Good intentions are just the start.

You cannot just claim the title of “ally”

Good intentions are just the start. Think of it like a badge of honour you have to earn – like the ones on my daughter’s Girl Guides sash.

To earn a new badge, she has to learn something and challenge herself, even when it’s hard. After that, she presents what she’s learned to her troupe of fellow 7-year-olds in order to receive her badge.

It’s similar with a marginalized community: you challenge yourself to understand, learn what you need to do to help and then act. When you do, you earn acceptance.

Ask questions respectfully

During our conversation, my friend also asked, “Can I ask you what’s the deal with universal washrooms?”

I was candid because of his intentions. His question wasn’t meant to start a debate or argument. It began by asking permission and it showed that he genuinely wanted to understand.

I told him that I’ve not experienced the barriers that transgender and non-binary (not exclusively masculine or feminine) people face, because I’m cisgender (I identify with the gender I was assigned at birth).

But I also shared what my transmasculine (female-assigned at birth but identifies as male) partner experiences when they* access public spaces such as washrooms, gym change rooms and other gender-specific spaces. They are leered at and confronted in women’s washrooms; in men’s washroom, they face harassment and threats of physical violence.

Challenge your beliefs and biases

Be open-minded

Challenge your beliefs and biases about an issue or community. It isn’t easy but when you do you’ll gain a new perspective.

“I had no idea,” my friend said after learning what my partner encounters on a daily basis. Through this conversation, my friend challenged his own misunderstanding.

“I could totally get behind something like that at NAIT,” he added about the universal washrooms.

Listen then act

I’ve seen incredible changes happen because of the influence of allies. This is why we need them. Their voices carry power; we need them to take what they learn back to their troupes, potentially encouraging others to try to become allies as well.

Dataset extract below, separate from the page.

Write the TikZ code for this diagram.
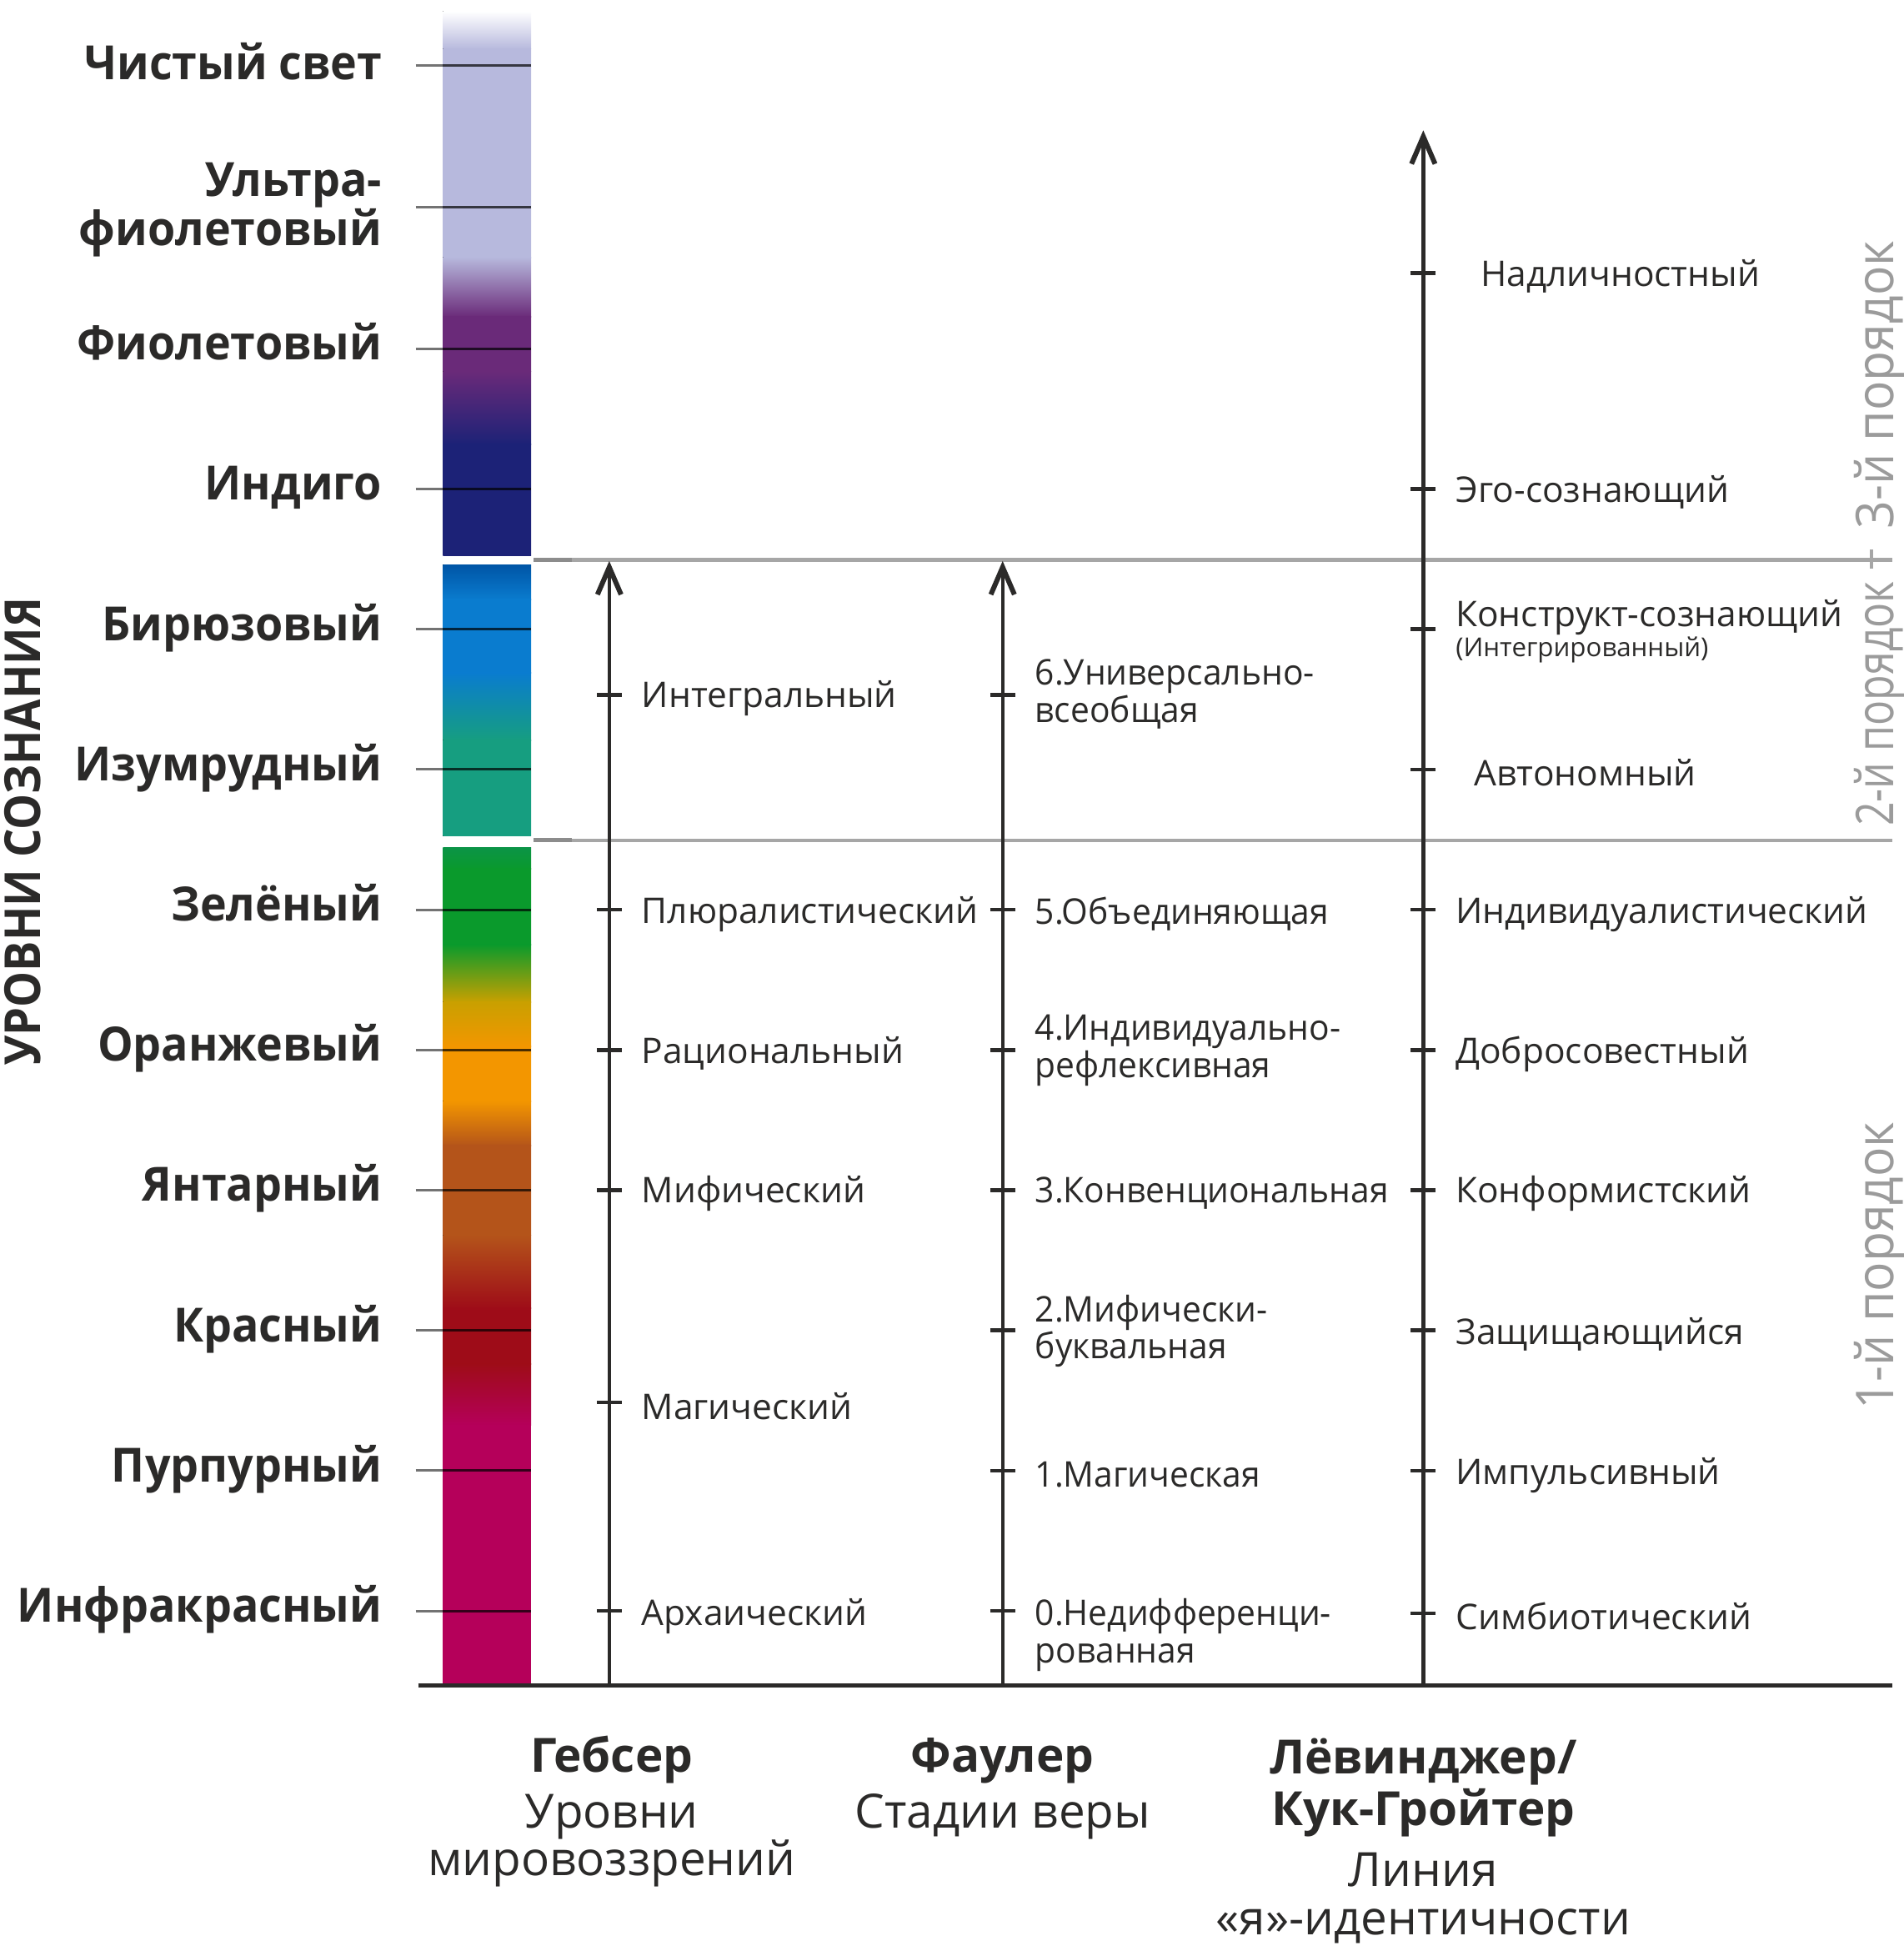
\documentclass[tikz,border=0pt]{standalone}
\usepackage{fontspec}
\setmainfont{Open Sans}
\newfontfamily\fowfont[FakeStretch=0.96]{Open Sans}
\newfontfamily\lvlfont[FakeStretch=0.95]{Open Sans}
\newfontfamily\titlefont[FakeStretch=0.91]{Open Sans}
\newfontfamily\condfont[FakeStretch=0.94]{Open Sans}
\newfontfamily\condfontb[FakeStretch=0.80]{Open Sans}
\usetikzlibrary{arrows.meta}
\definecolor{ink}{HTML}{2B2A29}
\definecolor{grayline}{HTML}{A6A6A6}
\definecolor{graytxt}{HTML}{9B9B9B}
% bar colours
\definecolor{cWhite}{HTML}{FFFFFF}
\definecolor{cLav}{HTML}{B7B9DD}
\definecolor{cPurp}{HTML}{6A2A79}
\definecolor{cNavy}{HTML}{1C2277}
\definecolor{cDBlue}{HTML}{0055A6}
\definecolor{cBlue}{HTML}{0A7CCF}
\definecolor{cTeal}{HTML}{169E80}
\definecolor{cGreenT}{HTML}{0B9446}
\definecolor{cGreen}{HTML}{0A9A2C}
\definecolor{cYel}{HTML}{C9A000}
\definecolor{cOra}{HTML}{F39600}
\definecolor{cBrown}{HTML}{B4541A}
\definecolor{cRed}{HTML}{9E0C18}
\definecolor{cMag}{HTML}{B5005A}
\newcommand{\bandseg}[4]{\fill[top color=#3,bottom color=#4] (357,#1) rectangle (428,#2+0.6);}
\begin{document}
\begin{tikzpicture}[x=1pt,y=-1pt,
  lvl/.style={font=\fontsize{38}{40}\selectfont\lvlfont\bfseries, text=ink, anchor=base east, inner sep=0pt},
  lab/.style={font=\fontsize{28.5}{30}\selectfont, text=ink, anchor=base west, inner sep=0pt},
  fow/.style={font=\fontsize{28.5}{30}\selectfont\fowfont, text=ink, anchor=base west, inner sep=0pt},
  small/.style={font=\fontsize{21}{23}\selectfont, text=ink, anchor=base west, inner sep=0pt},
  head/.style={font=\fontsize{38}{40}\selectfont\bfseries, text=ink, anchor=base, inner sep=0pt},
  sub/.style={font=\fontsize{38}{40}\selectfont, text=ink, anchor=base, inner sep=0pt},
  order/.style={font=\fontsize{42}{44}\selectfont\condfont, text=graytxt, rotate=90, inner sep=0pt},
  orderb/.style={font=\fontsize{42}{44}\selectfont\condfontb, text=graytxt, rotate=90, inner sep=0pt},
  axisline/.style={draw=ink, line width=3pt},
  arrowline/.style={draw=ink, line width=3pt, -{Straight Barb[length=22pt,width=19pt,line width=4pt]}},
  tickmark/.style={draw=ink, line width=3pt},
  sepline/.style={draw=grayline, line width=3pt},
  lvltick/.style={draw=black!55, line width=2pt},
  lvltickin/.style={draw=black, opacity=0.7, line width=2pt}
]
\useasboundingbox (0,0) rectangle (1534,1568);

% ---------- colour bar ----------
\bandseg{9}{39}{cWhite}{cLav}
\bandseg{39}{207}{cLav}{cLav}
\bandseg{207}{255}{cLav}{cPurp}
\bandseg{255}{299}{cPurp}{cPurp}
\bandseg{299}{358}{cPurp}{cNavy}
\bandseg{358}{447}{cNavy}{cNavy}
\bandseg{455}{483}{cDBlue}{cBlue}
\bandseg{483}{542}{cBlue}{cBlue}
\bandseg{542}{596}{cBlue}{cTeal}
\bandseg{596}{673}{cTeal}{cTeal}
\bandseg{683}{700}{cGreenT}{cGreen}
\bandseg{700}{761}{cGreen}{cGreen}
\bandseg{761}{807}{cGreen}{cYel}
\bandseg{807}{843}{cYel}{cOra}
\bandseg{843}{887}{cOra}{cOra}
\bandseg{887}{923}{cOra}{cBrown}
\bandseg{923}{995}{cBrown}{cBrown}
\bandseg{995}{1054}{cBrown}{cRed}
\bandseg{1054}{1099}{cRed}{cRed}
\bandseg{1099}{1148}{cRed}{cMag}
\fill[cMag] (357,1148) rectangle (428,1358);

% ---------- level ticks on bar ----------
\foreach \yy in {53,167,281,394,507,620,733,846,959,1072,1185,1298}{
  \draw[lvltick] (335,\yy) -- (357,\yy);
  \draw[lvltickin] (357,\yy) -- (428,\yy);
}

% ---------- level labels ----------
\node[lvl] (lv1) at (308,64) {Чистый свет};
\node[lvl] (lv2a) at (308,158) {Ультра-};
\node[lvl] (lv2b) at (308,198) {фиолетовый};
\node[lvl] (lv3) at (308,290) {Фиолетовый};
\node[lvl] (lv4) at (308,403) {Индиго};
\node[lvl] (lv5) at (308,516) {Бирюзовый};
\node[lvl] (lv6) at (308,629) {Изумрудный};
\node[lvl] (lv7) at (308,742) {Зелёный};
\node[lvl] (lv8) at (308,855) {Оранжевый};
\node[lvl] (lv9) at (308,968) {Янтарный};
\node[lvl] (lv10) at (308,1081) {Красный};
\node[lvl] (lv11) at (308,1194) {Пурпурный};
\node[lvl] (lv12) at (308,1307) {Инфракрасный};

\node[font=\fontsize{40}{42}\selectfont\titlefont\bfseries, text=ink, rotate=90, inner sep=0pt] (title) at (18,670) {УРОВНИ СОЗНАНИЯ};

% ---------- separators ----------
\coordinate (s1a) at (430,451); \coordinate (s1b) at (1525,451);
\coordinate (s2a) at (430,677); \coordinate (s2b) at (1525,677);
\draw[sepline] (s1a) -- (s1b);
\draw[sepline] (s2a) -- (s2b);
\draw[draw=black!45, line width=3.5pt] (s1a) -- ++(31,0);
\draw[draw=black!45, line width=3.5pt] (s2a) -- ++(31,0);
\draw[draw=grayline, line width=2.7pt] (1508,443) -- (1508,458);

% ---------- axes ----------
\coordinate (ax0) at (337,1358);
\coordinate (ax1) at (1525,1358);
\draw[axisline] (ax0) -- (ax1);

\coordinate (gb) at (491,1358); \coordinate (gt) at (491,452);
\coordinate (fb) at (808,1358); \coordinate (ft) at (808,452);
\coordinate (lb) at (1147,1358); \coordinate (lt) at (1147,105);
\draw[arrowline] (gb) -- (gt);
\draw[arrowline] (fb) -- (ft);
\draw[arrowline] (lb) -- (lt);

\foreach \yy in {560,733,846,959,1130,1298}{\draw[tickmark] (481,\yy) -- (501,\yy);}
\foreach \yy in {560,733,846,959,1072,1185,1298}{\draw[tickmark] (798,\yy) -- (818,\yy);}
\foreach \yy in {220,394,507,620,733,846,959,1072,1185,1300}{\draw[tickmark] (1137,\yy) -- (1157,\yy);}

% ---------- Gebser ----------
\node[lab] (g1) at (517,570) {Интегральный};
\node[lab] (g2) at (517,744) {Плюралистический};
\node[lab] (g3) at (517,857) {Рациональный};
\node[lab] (g4) at (517,969) {Мифический};
\node[lab] (g5) at (517,1144) {Магический};
\node[lab] (g6) at (517,1310) {Архаический};

% ---------- Fowler ----------
\node[fow] (f6a) at (834,552) {6.Универсально-};
\node[fow] (f6b) at (834,582) {всеобщая};
\node[fow] (f5) at (834,745) {5.Объединяющая};
\node[fow] (f4a) at (834,838) {4.Индивидуально-};
\node[fow] (f4b) at (834,868) {рефлексивная};
\node[fow] (f3) at (834,969) {3.Конвенциональная};
\node[fow] (f2a) at (834,1065) {2.Мифически-};
\node[fow] (f2b) at (834,1095) {буквальная};
\node[fow] (f1) at (834,1198) {1.Магическая};
\node[fow] (f0a) at (834,1310) {0.Недифференци-};
\node[fow] (f0b) at (834,1340) {рованная};

% ---------- Loevinger ----------
\node[lab] (e10) at (1193,231) {Надличностный};
\node[lab] (e9) at (1173,405) {Эго-сознающий};
\node[lab] (e8) at (1173,505) {Конструкт-сознающий};
\node[small] (e8b) at (1173,529) {(Интегрированный)};
\node[lab] (e7) at (1188,633) {Автономный};
\node[lab] (e6) at (1173,744) {Индивидуалистический};
\node[lab] (e5) at (1173,857) {Добросовестный};
\node[lab] (e4) at (1173,969) {Конформистский};
\node[lab] (e3) at (1173,1083) {Защищающийся};
\node[lab] (e2) at (1173,1196) {Импульсивный};
\node[lab] (e1) at (1173,1313) {Симбиотический};

% ---------- orders ----------
\node[order] (o3) at (1515,310) {3-й порядок};
\node[orderb] (o2) at (1515,567) {2-й порядок};
\node[order] (o1) at (1515,1020) {1-й порядок};

% ---------- bottom headings ----------
\node[head] (hg) at (493,1428) {Гебсер};
\node[sub] (hg2) at (493,1473) {Уровни};
\node[sub] (hg3) at (493,1511) {мировоззрений};
\node[head] (hf) at (808,1428) {Фаулер};
\node[sub] (hf2) at (808,1473) {Стадии веры};
\node[head] (hl) at (1147,1429) {Лёвинджер/};
\node[head] (hl2) at (1147,1471) {Кук-Гройтер};
\node[sub] (hl3) at (1147,1520) {Линия};
\node[sub] (hl4) at (1147,1559) {«я»-идентичности};
\end{tikzpicture}
\end{document}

If a student or co-worker prefers the third-person pronouns – they, them, their for referring to one person – that aren’t grammatically correct, use them anyway out of respect. If you learn that someone is transitioning, don’t ask personal questions about their body.

The key is to always be empathetic. Listen. Ask how you can help.

And if there are times you have questions and you don’t know who to ask, check out the Pride Centre of Edmonton, the Trans Equality Society of Alberta or a LGBTQ outreach group in your community. (At NAIT, we have the Safe Spaces program.)

Like my friend, you don’t need to march in a parade or wave a flag to announce you’re an ally. Sometimes it’s the smallest gestures of compassion that start as ripples and grow to become waves of change.